(segue) La nuova politica estera
(16 febbraio 1923)
[Inizio scritto]

      Ciò detto, e spero che tutti intendano anche il senso delle parole che non ho pronunciato, passo alla politica estera.
      Intanto dichiaro che non posso accettare la tesi dell'onorevole Lucci, il quale pretende che io sia originale.
      Prima di tutto, l'onorevole Lucci deve darmene il tempo. In secondo luogo non c'è nessuna originalità in materia di politica estera; ed io mi rifiuterei energicamente di fare l'originale, se questa originalità dovesse procurare qualche linea soltanto di danno al mio Paese.
      E non posso nemmeno accettare la sua tesi troppo idealistica. Vedo il mondo come realmente esso è: cioè un mondo di scatenati egoismi. Se il mondo fosse una bianca Arcadia, sarebbe forse bello trastullarsi tra le ninfe e i pastori; ma io non vedo nulla di tutto ciò, e anche quando si alzano le grandi bandiere dei grandi principi, io vedo dietro questi drappi, più o meno venerabili, degli interessi che cercano di affermarsi nel mondo.

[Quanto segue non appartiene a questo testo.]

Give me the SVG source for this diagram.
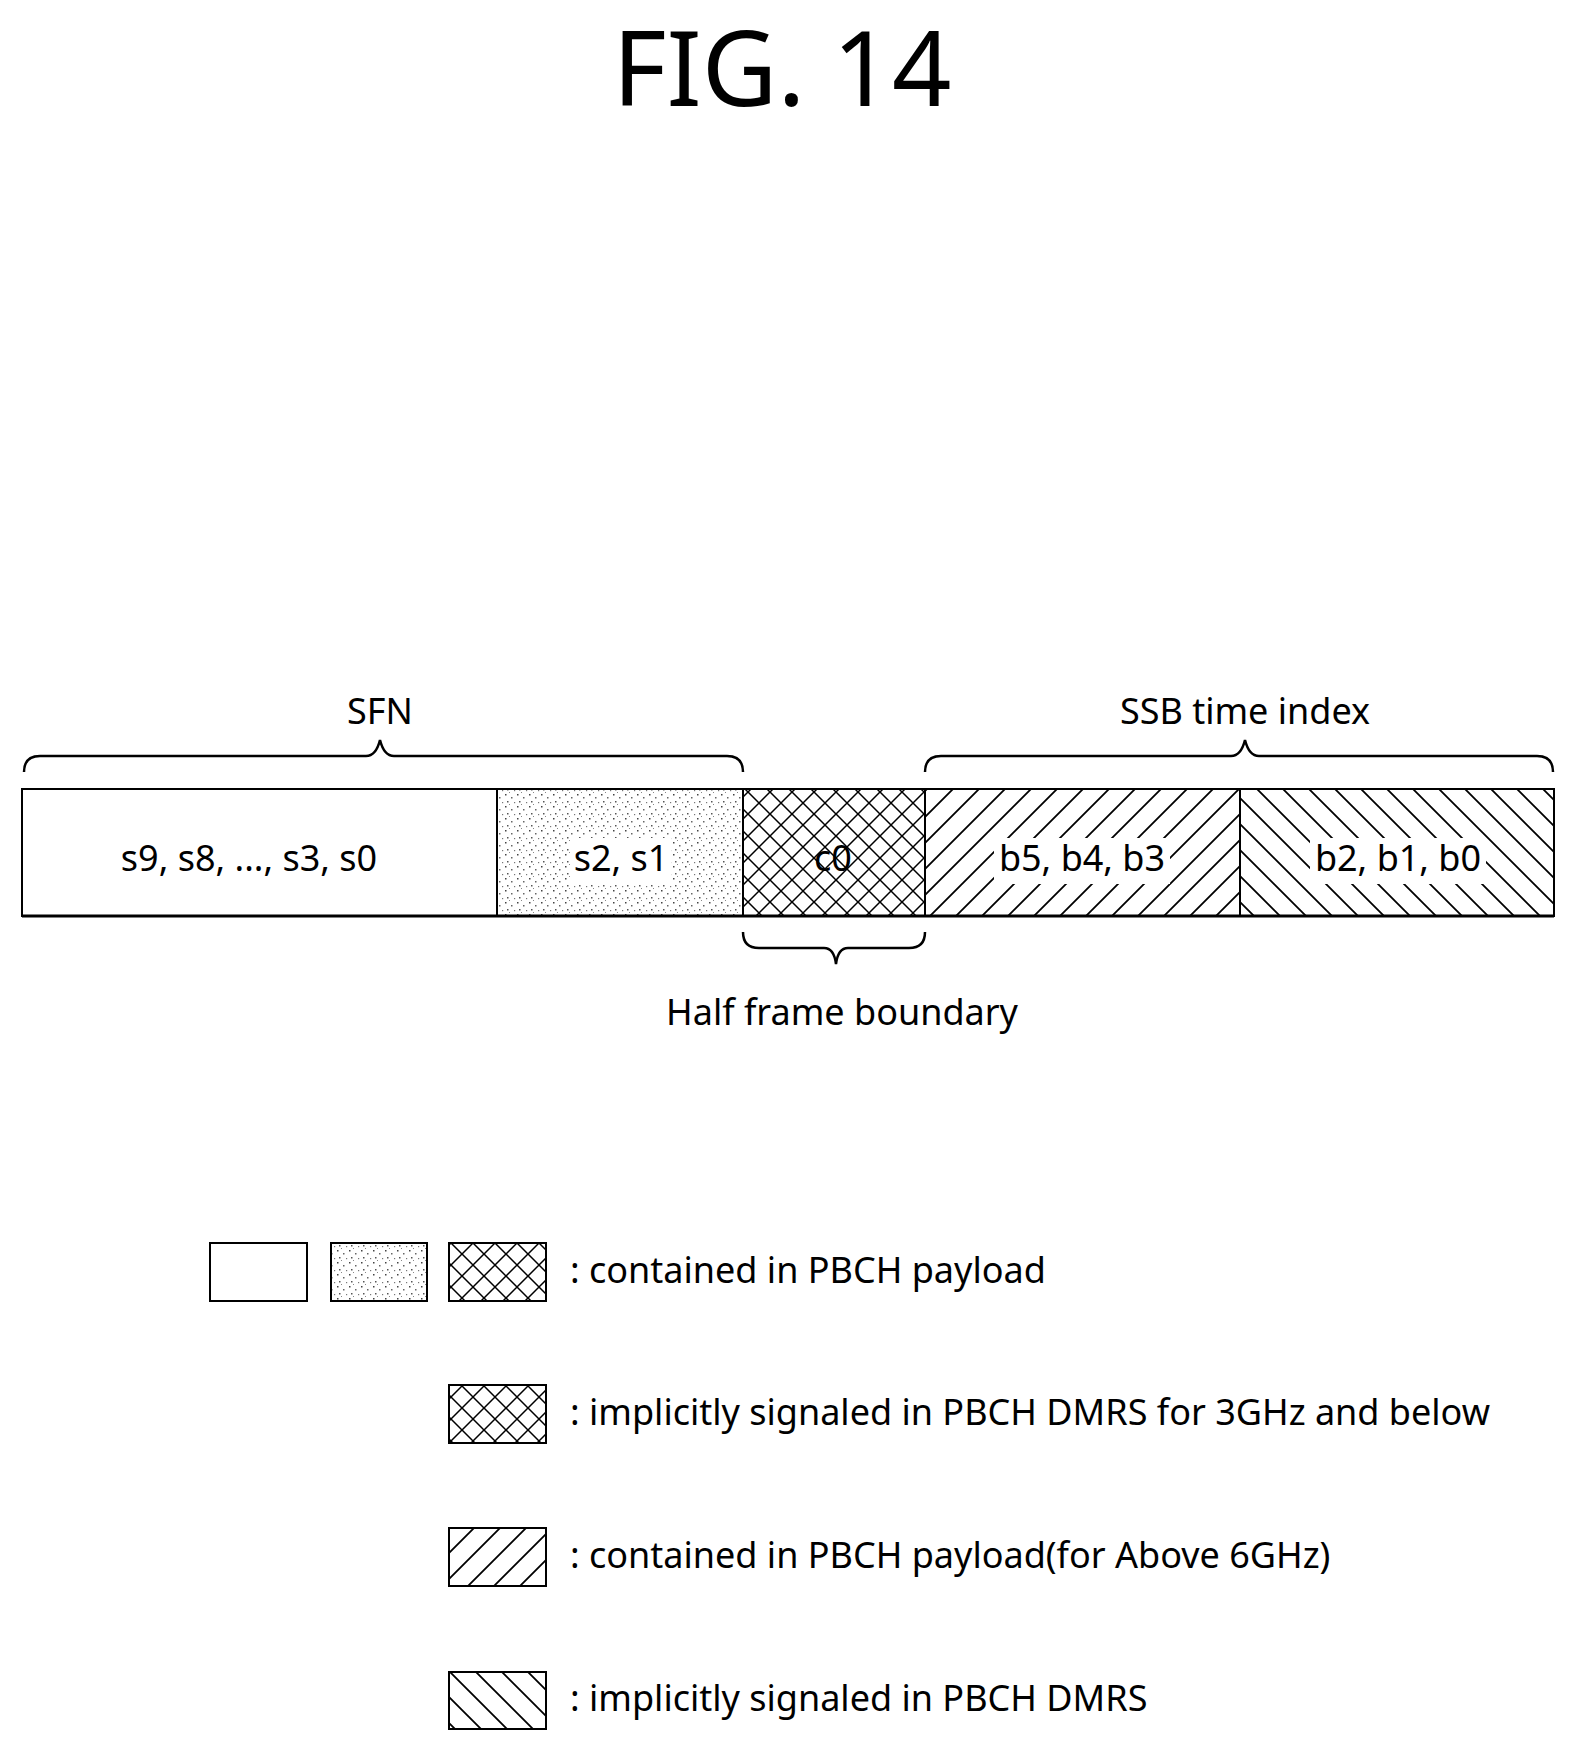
<svg xmlns="http://www.w3.org/2000/svg" width="1575" height="1740" viewBox="0 0 1575 1740">
<defs>
<pattern id="cross" width="22" height="22" patternUnits="userSpaceOnUse"><path d="M0,0L22,22M22,0L0,22" stroke="#000" stroke-width="1.5"/></pattern>
<pattern id="fwd" width="26" height="26" patternUnits="userSpaceOnUse"><path d="M-6.5,6.5L6.5,-6.5M0,26L26,0M19.5,32.5L32.5,19.5" stroke="#000" stroke-width="1.8"/></pattern>
<pattern id="back" width="26" height="26" patternUnits="userSpaceOnUse"><path d="M-6.5,19.5L6.5,32.5M0,0L26,26M19.5,-6.5L32.5,6.5" stroke="#000" stroke-width="1.8"/></pattern>
<pattern id="dots" width="12" height="12" patternUnits="userSpaceOnUse"><rect x="1" y="2" width="1.5" height="1.5" fill="#444"/><rect x="7" y="5" width="1.5" height="1.5" fill="#666"/><rect x="3" y="9" width="1.5" height="1.5" fill="#555"/><rect x="10" y="10" width="1.2" height="1.2" fill="#777"/><rect x="5" y="0" width="1" height="1" fill="#888"/></pattern>
</defs>
<style>
text{font-family:"Noto Sans","DejaVu Sans",sans-serif;fill:#000}
.c{font-size:36px;text-anchor:middle}
.l{font-size:36px}
.b{stroke:#000;stroke-width:2;}
.br{fill:none;stroke:#000;stroke-width:2.5}
</style>
<text x="782" y="106" font-size="104" text-anchor="middle">FIG. 14</text>
<g id="labels">
<text class="c" x="380" y="724">SFN</text>
<text class="c" x="1245" y="724">SSB time index</text>
<text class="c" x="842" y="1025">Half frame boundary</text>
</g>
<g id="connectors">
<path class="br" d="M24,772 Q24,756 40,756 H366 Q376,756 380,740 Q384,756 394,756 H727 Q743,756 743,772"/>
<path class="br" d="M925,772 Q925,756 941,756 H1231 Q1241,756 1245,740 Q1249,756 1259,756 H1537 Q1553,756 1553,772"/>
<path class="br" d="M743,932 Q743,948 759,948 H824 Q834,948 836,964 Q838,948 848,948 H909 Q925,948 925,932"/>
</g>
<g id="bar">
<rect x="22" y="789" width="475" height="127" fill="#fff" class="b"/>
<rect x="497" y="789" width="246" height="127" fill="url(#dots)" class="b"/>
<rect x="743" y="789" width="182" height="127" fill="url(#cross)" class="b"/>
<rect x="925" y="789" width="315" height="127" fill="url(#fwd)" class="b"/>
<rect x="1240" y="789" width="314" height="127" fill="url(#back)" class="b"/>
<line x1="22" y1="916" x2="1554" y2="916" stroke="#000" stroke-width="3"/>
<rect x="571" y="838" width="100" height="46" fill="#fff"/>
<rect x="994" y="838" width="176" height="46" fill="#fff"/>
<rect x="1310" y="838" width="176" height="46" fill="#fff"/>
<text class="c" x="249" y="871">s9, s8, ..., s3, s0</text>
<text class="c" x="621" y="871">s2, s1</text>
<text class="c" x="833" y="871">c0</text>
<text class="c" x="1082" y="871">b5, b4, b3</text>
<text class="c" x="1398" y="871">b2, b1, b0</text>
</g>
<g id="legend">
<rect x="210" y="1243" width="97" height="58" fill="#fff" class="b"/>
<rect x="331" y="1243" width="96" height="58" fill="url(#dots)" class="b"/>
<rect x="449" y="1243" width="97" height="58" fill="url(#cross)" class="b"/>
<text class="l" x="570" y="1283">: contained in PBCH payload</text>
<rect x="449" y="1385" width="97" height="58" fill="url(#cross)" class="b"/>
<text class="l" x="570" y="1425">: implicitly signaled in PBCH DMRS for 3GHz and below</text>
<rect x="449" y="1528" width="97" height="58" fill="url(#fwd)" class="b"/>
<text class="l" x="570" y="1568">: contained in PBCH payload(for Above 6GHz)</text>
<rect x="449" y="1672" width="97" height="57" fill="url(#back)" class="b"/>
<text class="l" x="570" y="1711">: implicitly signaled in PBCH DMRS</text>
</g>
</svg>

      Se tutta la politica estera fosse portata su un terreno di squisito e di puro idealismo, non sarebbe certamente l'Italia che si rifiuterebbe di entrare su questo terreno.
      In realtà questo non è. Quindi tutto il discorso dell'onorevole Lucci appartiene alla musica del più lontano avvenire.
      Quando sono arrivato a questo banco c'è stato un momento di trepidazione in certi ambienti della politica internazionale; si credeva, cioè, che l'avvento del Fascismo al potere avrebbe significato per lo meno la guerra alla Jugoslavia.
      Dopo quattro mesi l'opinione pubblica internazionale è pienamente rassicurata.
      La politica estera del Fascismo non può essere, specie in questo momento storico, che una politica estera estremamente circospetta e nello stesso tempo fortemente attiva.